Starting at the first line of the data, print each line verbatim up to and including the line bearing "let data = moleFraction.map((x, i)", omitting pictures.

━━━━━━━━━━━━━━━━━━━━

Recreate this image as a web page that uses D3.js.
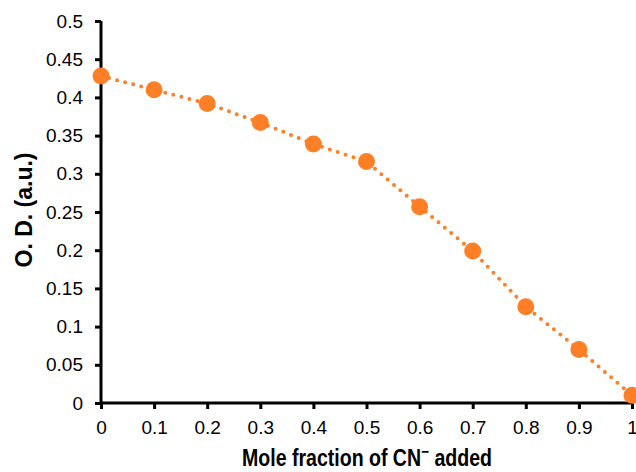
<!DOCTYPE html>
<html>
<head>
<meta charset="utf-8">
<script src="https://cdn.jsdelivr.net/npm/d3@7.9.0/dist/d3.min.js"></script>
<style>
  body { margin: 0; background: #fff; }
  svg { display: block; font-family: "Liberation Sans", Arial, sans-serif; }
</style>
</head>
<body>
<svg width="636" height="472"></svg>
<script>
// mole fraction of CN- and optical density
let moleFraction = [0, 0.1, 0.2, 0.3, 0.4, 0.5, 0.6, 0.7, 0.8, 0.9, 1];
let opticalDensity = [0.428, 0.41, 0.392, 0.367, 0.339, 0.316, 0.257, 0.199, 0.126, 0.07, 0.01];
let xTicks = [0, 0.1, 0.2, 0.3, 0.4, 0.5, 0.6, 0.7, 0.8, 0.9, 1];
let yTicks = [0, 0.05, 0.1, 0.15, 0.2, 0.25, 0.3, 0.35, 0.4, 0.45, 0.5];

let data = moleFraction.map((x, i) => ({ x: x, y: opticalDensity[i] }));

let svg = d3.select('svg');
let color = '#FF7F27';

let x = d3.scaleLinear().domain([0, 1]).range([101, 632]);
let y = d3.scaleLinear().domain([0, 0.5]).range([403, 21]);

// y axis
let yAxis = svg.append('g')
  .attr('transform', `translate(${x(0)},0)`)
  .call(d3.axisLeft(y).tickValues(yTicks).tickFormat(d3.format('')).tickSize(6).tickPadding(12));

// x axis
let xAxis = svg.append('g')
  .attr('transform', `translate(0,${y(0)})`)
  .call(d3.axisBottom(x).tickValues(xTicks).tickFormat(d3.format('')).tickSize(6).tickPadding(12));

[xAxis, yAxis].forEach(ax => {
  ax.select('.domain').attr('stroke', '#000').attr('stroke-width', 3);
  ax.selectAll('.tick line').attr('stroke', '#000').attr('stroke-width', 3);
  ax.selectAll('.tick text').attr('fill', '#000').style('font-size', '19px');
});
// domain path with outer ticks off
yAxis.select('.domain').attr('d', `M0,${y(0.5)}V${y(0)}`);
xAxis.select('.domain').attr('d', `M${x(0)},0H${x(1)}`);

// dotted line
let line = d3.line().x(d => x(d.x)).y(d => y(d.y));
svg.append('path')
  .datum(data)
  .attr('d', line)
  .attr('fill', 'none')
  .attr('stroke', color)
  .attr('stroke-width', 4)
  .attr('stroke-linecap', 'round')
  .attr('stroke-dasharray', '0 8.3');

// markers
svg.append('g')
  .selectAll('circle')
  .data(data)
  .join('circle')
  .attr('cx', d => x(d.x))
  .attr('cy', d => y(d.y))
  .attr('r', 8.5)
  .attr('fill', color);

// axis titles (slightly condensed like the original)
let xTitle = svg.append('text')
  .attr('transform', 'translate(367,466) scale(0.85,1)')
  .attr('text-anchor', 'middle')
  .style('font-size', '23px')
  .style('font-weight', 'bold')
  .text('Mole fraction of CN');
xTitle.append('tspan')
  .attr('dy', -9)
  .style('font-size', '16px')
  .text('−');
xTitle.append('tspan')
  .attr('dy', 9)
  .text(' added');

svg.append('text')
  .attr('transform', `translate(32,210) rotate(-90)`)
  .attr('text-anchor', 'middle')
  .style('font-size', '23px')
  .style('font-weight', 'bold')
  .text('O. D. (a.u.)');
</script>
</body>
</html>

━━━━━━━━━━━━━━━━━━━━

Reply to the exercise
Recreate this image as a web page that uses D3.js.
<!DOCTYPE html>
<html>
<head>
<meta charset="utf-8">
<script src="https://cdn.jsdelivr.net/npm/d3@7.9.0/dist/d3.min.js"></script>
<style>
  body { margin: 0; background: #fff; }
  svg { display: block; font-family: "Liberation Sans", Arial, sans-serif; }
</style>
</head>
<body>
<svg width="636" height="472"></svg>
<script>
// mole fraction of CN- and optical density
let moleFraction = [0, 0.1, 0.2, 0.3, 0.4, 0.5, 0.6, 0.7, 0.8, 0.9, 1];
let opticalDensity = [0.428, 0.41, 0.392, 0.367, 0.339, 0.316, 0.257, 0.199, 0.126, 0.07, 0.01];
let xTicks = [0, 0.1, 0.2, 0.3, 0.4, 0.5, 0.6, 0.7, 0.8, 0.9, 1];
let yTicks = [0, 0.05, 0.1, 0.15, 0.2, 0.25, 0.3, 0.35, 0.4, 0.45, 0.5];

let data = moleFraction.map((x, i) => ({ x: x, y: opticalDensity[i] }));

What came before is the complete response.